2.     My sister and the four questions

This one I suppose I have some control over, since I was born before the youngest Zizzly cub. Other than that, it was just a matter of time until she learned how to read and could regale the table with an unenthusiastic recitation of the Passover four questions. Every year I remember the excitement of reading the four questions allowed to my family, then learning enough Hebrew to speak them in native tongue, and every year I forget all of them by the time the carb-free choco matzos hit the table. Ah well, there’s something about not being able to eat bread.

Next, I guess.

3.     Deciding what movie we’re going to watch when all the other family members go home

Last year it was The Tourist starring Angelina Jolie and the dude from Pirates of the Caribbean. This year I’m thinking Drive Angry. It’s the perfect post-Seder flick. This holiday’s all about enjoying freedom and what’s more free than choosing to watch a Nic Cage movie entitled, “Drive Angry”? Usually it takes a while to collectively choose a movie, I’m hoping this year we can decide early and digest. You’d think we’d have a system in place whereby every family member gets to pick the post Pessach entertainment, but no, it’s a grueling 15 minutes of finding the lesser of a handful of evils. Am I still doing this?

Oy, next.

4.     Here’s a good one: “ZACHARY’S HAGGADAH”

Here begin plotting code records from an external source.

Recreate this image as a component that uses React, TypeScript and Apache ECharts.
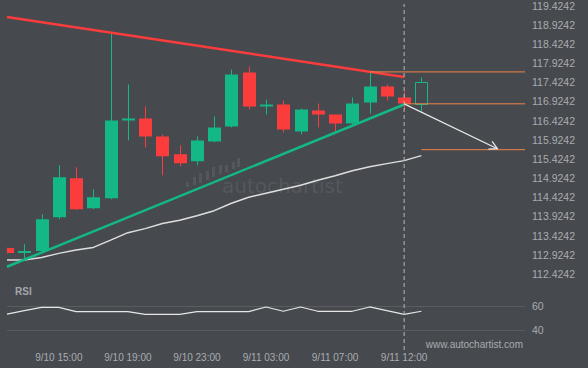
import React, { useEffect, useRef } from 'react';
import * as echarts from 'echarts';

// ---- data ----
const xLabelIndex = [3, 7, 11, 15, 19, 23];
const xLabelText = ['9/10 15:00', '9/10 19:00', '9/10 23:00', '9/11 03:00', '9/11 07:00', '9/11 12:00'];
const yTickLabels = [
  '112.4242', '112.9242', '113.4242', '113.9242', '114.4242', '114.9242', '115.4242', '115.9242',
  '116.4242', '116.9242', '117.4242', '117.9242', '118.4242', '118.9242', '119.4242',
];
const priceMin = 112.4242;
const priceMax = 119.4242;

const candleOpen = [
  113.1, 112.996, 113.022, 113.905, 114.919, 114.139, 114.399, 116.453, 116.479, 116.011,
  115.543, 115.361, 115.881, 116.271, 117.675, 116.817, 116.843, 116.141, 116.687, 116.583,
  116.349, 116.895, 117.311, 117.025, 116.869,
];
const candleHigh = [
  113.11, 113.204, 113.983, 115.257, 115.205, 114.633, 118.714, 117.363, 116.791, 116.063,
  115.777, 116.011, 116.531, 117.753, 117.831, 116.973, 116.947, 116.739, 116.869, 116.583,
  117.025, 117.675, 117.363, 117.181, 117.545,
];
const candleLow = [
  112.96, 112.788, 113.022, 113.853, 114.087, 114.113, 114.373, 115.907, 115.725, 114.997,
  115.231, 115.257, 115.855, 116.245, 116.713, 116.583, 116.115, 116.063, 116.245, 116.141,
  116.323, 116.609, 116.947, 116.687, 116.661,
];
const candleClose = [
  112.97, 112.996, 113.853, 114.945, 114.113, 114.425, 116.427, 116.453, 116.011, 115.491,
  115.309, 115.907, 116.245, 117.623, 116.791, 116.817, 116.193, 116.713, 116.583, 116.349,
  116.869, 117.311, 117.051, 116.869, 117.441,
];
const openCandleIndex = 24; // the still-forming (hollow) candle

const maValues = [
  112.788, 112.788, 112.853, 112.962, 113.048, 113.118, 113.308, 113.502, 113.607, 113.742,
  113.828, 113.945, 114.075, 114.27, 114.425, 114.53, 114.634, 114.738, 114.868, 114.984,
  115.114, 115.218, 115.302, 115.38, 115.51,
];
const rsiValues = [
  53.3, 56.1, 58.9, 58.9, 55.3, 55.3, 55.3, 55.3, 53, 53, 53, 55.3, 55.3, 55.3, 55.3,
  59.2, 55.6, 59.2, 55.6, 55.6, 55.6, 59.2, 56.1, 53, 55.6,
];

const resistanceLine = [[0, 119.123], [23, 117.563]];
const supportLine = [[0, 112.614], [23, 116.843]];
const levelHigh = [21, 117.693];
const levelLow = [23, 116.861];
const targetLevel = [24, 115.665];
const arrowStart = [23, 116.861];
const arrowEnd = [28.4, 115.69];
const currentIndex = 23;
const xMax = 30;

// ---- style ----
const BG = '#46494e';
const GREEN = '#13b886';
const RED = '#fb3c3c';
const ORANGE = '#ef8449';
const TEXT = '#a9acb1';
const FONT = '"Liberation Sans", Arial, sans-serif';

const logoBars = [
  [186, 182, 187], [193, 177, 185], [199, 173, 183], [206, 171, 180], [212, 167, 177],
  [219, 165, 174], [225, 165, 172], [232, 162, 169], [237, 158, 167],
];

export default function App() {
  const ref = useRef<HTMLDivElement>(null);
  useEffect(() => {
    if (!ref.current) return;
    const chart = echarts.init(ref.current, null, { renderer: 'svg' });
    const candleData = candleOpen.map((o, i) => [
      i, o, candleHigh[i], candleLow[i], candleClose[i], i === openCandleIndex ? 1 : 0,
    ]);
    const gridL = 7;
    const gridR = 63;
    const option: any = {
      animation: false,
      backgroundColor: BG,
      grid: [
        { left: gridL, right: gridR, top: 4.7, height: 269.3 },
        { left: gridL, right: gridR, top: 306, height: 24 },
        { left: gridL, right: gridR, top: 4, bottom: 18 },
      ],
      xAxis: [
        { type: 'value', gridIndex: 0, min: 0, max: xMax, show: false },
        {
          type: 'value', gridIndex: 1, min: 0, max: xMax, interval: 1,
          axisLine: { show: false }, axisTick: { show: false }, splitLine: { show: false },
          axisLabel: {
            color: TEXT, fontSize: 10, fontFamily: FONT, margin: 22,
            showMinLabel: true, showMaxLabel: true,
            formatter: (v: number) => {
              const k = xLabelIndex.indexOf(Math.round(v));
              return k >= 0 ? xLabelText[k] : '';
            },
          },
        },
        { type: 'value', gridIndex: 2, min: 0, max: xMax, show: false },
      ],
      yAxis: [
        { type: 'value', gridIndex: 0, min: priceMin, max: priceMax, show: false },
        {
          type: 'value', gridIndex: 0, min: 0, max: 7, interval: 0.5, position: 'right',
          axisLine: { show: false }, axisTick: { show: false }, splitLine: { show: false },
          axisLabel: {
            color: TEXT, fontSize: 10.5, fontFamily: FONT, margin: 7,
            formatter: (v: number) => yTickLabels[Math.round(v / 0.5)] ?? '',
          },
        },
        {
          type: 'value', gridIndex: 1, min: 40, max: 60, interval: 20, position: 'right',
          axisLine: { show: false }, axisTick: { show: false },
          splitLine: { show: true, lineStyle: { color: '#595d62', width: 1 } },
          axisLabel: { color: TEXT, fontSize: 10.5, fontFamily: FONT, margin: 7 },
        },
        { type: 'value', gridIndex: 2, min: 0, max: 1, show: false },
      ],
      graphic: [
        ...logoBars.map(([x, t, b]) => ({
          type: 'rect', z: 1, silent: true,
          shape: { x, y: t, width: 3, height: b - t },
          style: { fill: '#54585d' },
        })),
        {
          type: 'text', z: 1, silent: true, x: 222, y: 186,
          style: {
            text: 'autochartist', fill: '#54585d', fontSize: 20,
            fontFamily: '"DejaVu Sans", sans-serif', textVerticalAlign: 'middle',
          },
        },
        {
          type: 'text', silent: true, x: 15, y: 291,
          style: {
            text: 'RSI', fill: '#a3a6ab', fontSize: 10, fontWeight: 'bold',
            fontFamily: FONT, textVerticalAlign: 'middle',
          },
        },
        {
          type: 'text', silent: true, x: 523, y: 344,
          style: {
            text: 'www.autochartist.com', fill: TEXT, fontSize: 10,
            fontFamily: FONT, textAlign: 'right', textVerticalAlign: 'middle',
          },
        },
      ],
      series: [
        {
          type: 'custom', xAxisIndex: 0, yAxisIndex: 0, clip: true, z: 3, silent: true,
          data: candleData,
          encode: { x: 0, y: [1, 2, 3, 4] },
          renderItem: (params: any, api: any) => {
            const i = api.value(0);
            const o = api.value(1), h = api.value(2), l = api.value(3), c = api.value(4);
            const hollow = api.value(5) === 1;
            const pO = api.coord([i, o]);
            const pC = api.coord([i, c]);
            const pH = api.coord([i, h]);
            const pL = api.coord([i, l]);
            const w = Math.round(api.size([1, 0])[0] * 0.75);
            const cx = Math.round(pO[0]);
            const color = c >= o ? GREEN : RED;
            const top = Math.min(pO[1], pC[1]);
            const bot = Math.max(pO[1], pC[1]);
            const children: any[] = [
              {
                type: 'line',
                shape: { x1: cx + 0.5, y1: pH[1], x2: cx + 0.5, y2: pL[1] },
                style: { stroke: color, lineWidth: 1 },
              },
            ];
            const left = cx - Math.floor(w / 2);
            if (bot - top < 1.5) {
              children.push({
                type: 'line',
                shape: { x1: left, y1: top, x2: left + w, y2: top },
                style: { stroke: color, lineWidth: 2 },
              });
            } else if (hollow) {
              children.push({
                type: 'rect',
                shape: { x: left + 0.5, y: Math.round(top) + 0.5, width: w - 1, height: Math.round(bot - top) },
                style: { fill: BG, stroke: color, lineWidth: 1 },
              });
            } else {
              children.push({
                type: 'rect',
                shape: { x: left, y: top, width: w, height: bot - top },
                style: { fill: color },
              });
            }
            return { type: 'group', children };
          },
        },
        {
          type: 'line', xAxisIndex: 0, yAxisIndex: 0, data: maValues.map((v, i) => [i, v]),
          showSymbol: false, symbol: 'none', z: 3, silent: true,
          lineStyle: { color: '#dedede', width: 1.5 },
        },
        {
          type: 'line', xAxisIndex: 0, yAxisIndex: 0, data: resistanceLine,
          symbol: 'none', z: 4, silent: true, lineStyle: { color: RED, width: 2.5 },
        },
        {
          type: 'line', xAxisIndex: 0, yAxisIndex: 0, data: supportLine,
          symbol: 'none', z: 4, silent: true, lineStyle: { color: GREEN, width: 2.5 },
        },
        {
          type: 'line', xAxisIndex: 0, yAxisIndex: 0,
          data: [[levelHigh[0], levelHigh[1]], [xMax, levelHigh[1]]],
          symbol: 'none', z: 4, silent: true, lineStyle: { color: ORANGE, width: 1 },
        },
        {
          type: 'line', xAxisIndex: 0, yAxisIndex: 0,
          data: [[levelLow[0], levelLow[1]], [xMax, levelLow[1]]],
          symbol: 'none', z: 4, silent: true, lineStyle: { color: ORANGE, width: 1 },
        },
        {
          type: 'line', xAxisIndex: 0, yAxisIndex: 0,
          data: [[targetLevel[0], targetLevel[1]], [xMax, targetLevel[1]]],
          symbol: 'none', z: 4, silent: true, lineStyle: { color: ORANGE, width: 1 },
        },
        {
          type: 'custom', xAxisIndex: 0, yAxisIndex: 0, z: 5, silent: true,
          data: [[arrowStart[0], arrowStart[1], arrowEnd[0], arrowEnd[1]]],
          encode: { x: [0, 2], y: [1, 3] },
          renderItem: (params: any, api: any) => {
            const p1 = api.coord([api.value(0), api.value(1)]);
            const p2 = api.coord([api.value(2), api.value(3)]);
            const a = Math.atan2(p2[1] - p1[1], p2[0] - p1[0]);
            const L = 9;
            const w1 = [p2[0] - L * Math.cos(a - 0.5), p2[1] - L * Math.sin(a - 0.5)];
            const w2 = [p2[0] - L * Math.cos(a + 0.5), p2[1] - L * Math.sin(a + 0.5)];
            return {
              type: 'group',
              children: [
                { type: 'line', shape: { x1: p1[0], y1: p1[1], x2: p2[0], y2: p2[1] }, style: { stroke: '#e8e8e8', lineWidth: 1.3 } },
                { type: 'polyline', shape: { points: [w1, p2, w2] }, style: { stroke: '#e8e8e8', lineWidth: 1.3, fill: 'none' } },
              ],
            };
          },
        },
        {
          type: 'scatter', xAxisIndex: 0, yAxisIndex: 0, silent: true, z: 5,
          data: [[levelHigh[0], levelHigh[1]]], symbolSize: 1, itemStyle: { opacity: 0 },
          label: {
            show: true, formatter: 'A', position: 'top', distance: 1,
            color: ORANGE, fontSize: 10, fontFamily: FONT,
          },
        },
        {
          type: 'line', xAxisIndex: 1, yAxisIndex: 2, data: rsiValues.map((v, i) => [i, v]),
          symbol: 'none', silent: true, lineStyle: { color: '#e6e6e6', width: 1.2 },
        },
        {
          type: 'line', xAxisIndex: 2, yAxisIndex: 3,
          data: [[currentIndex, 0], [currentIndex, 1]],
          symbol: 'none', silent: true, z: 6,
          lineStyle: { color: '#b3b6ba', width: 1, type: [4, 3] },
        },
      ],
    };
    chart.setOption(option);
    return () => chart.dispose();
  }, []);
  return (
    <div
      ref={ref}
      style={{ position: 'fixed', left: 0, top: 0, width: 588, height: 368, background: BG }}
    />
  );
}
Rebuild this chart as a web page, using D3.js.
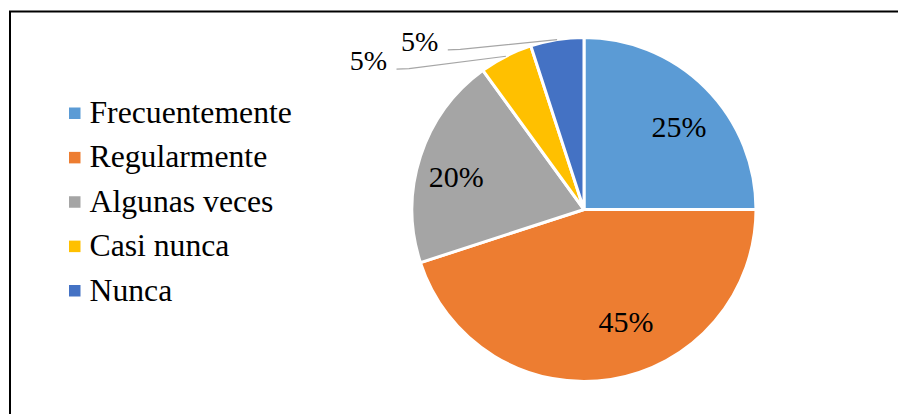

That’s right, I have been reading from the same Haggadah since I was a wee tot. And it’s got my name in perfectly penned caps written across the top in penmanship I only wish I could replicate these days. Seriously, my handwriting looks like a mix of Muhammad Ali and Paul Reubens. Also, I just realized I wrote “Zachary’s.” Not “Zack’s” or “Zizzly’s.” What a confident and headstrong child I was. Seriously, what happened to me? Anyway, like pitchers who refuse to change their sweat and dirt stained baseball caps in the heat of a great run, I too have never once used a different Haggadah. It’s more than superstition, it’s like my extra Passover appendage that lets me reach out and grab the hand of the Lord. Okay, maybe not that crazy, but I haven’t broken the streak yet and I sure as heck don’t plan on doing so this year. I mean every year I add newer, awesomer stains from red wine to charoset. It’s an extension of the Jewish me. I’m like the John Wetteland of Passover.

And I’m back – next!

5.     Day, Day-enu!

Roughly translated, it means: “it would have been enough for us.” Dayenu is possibly my favorite part of Passover. The song (which is basically just a repetition of the word Dayenu ad nauseum) is preceded by a list of awesome things that G-d did to prevent the Jewish people from being exterminated. It’s a fun way to wrap up an evening of gruesome storytelling. “They were mean to you? Now they dead.” Dayenu. “They took your cash? Here’s their land.” Dayenu. And I’m not sure whose idea it was to put the little diddy at the end of service in which you’re encouraged to drink upward of five glasses of wine, but it really provides a nice continuity to the evening.

Phew, that was a close one.

Happy Passover everyone. Live long and prosper and next year may we be in the land of Israel.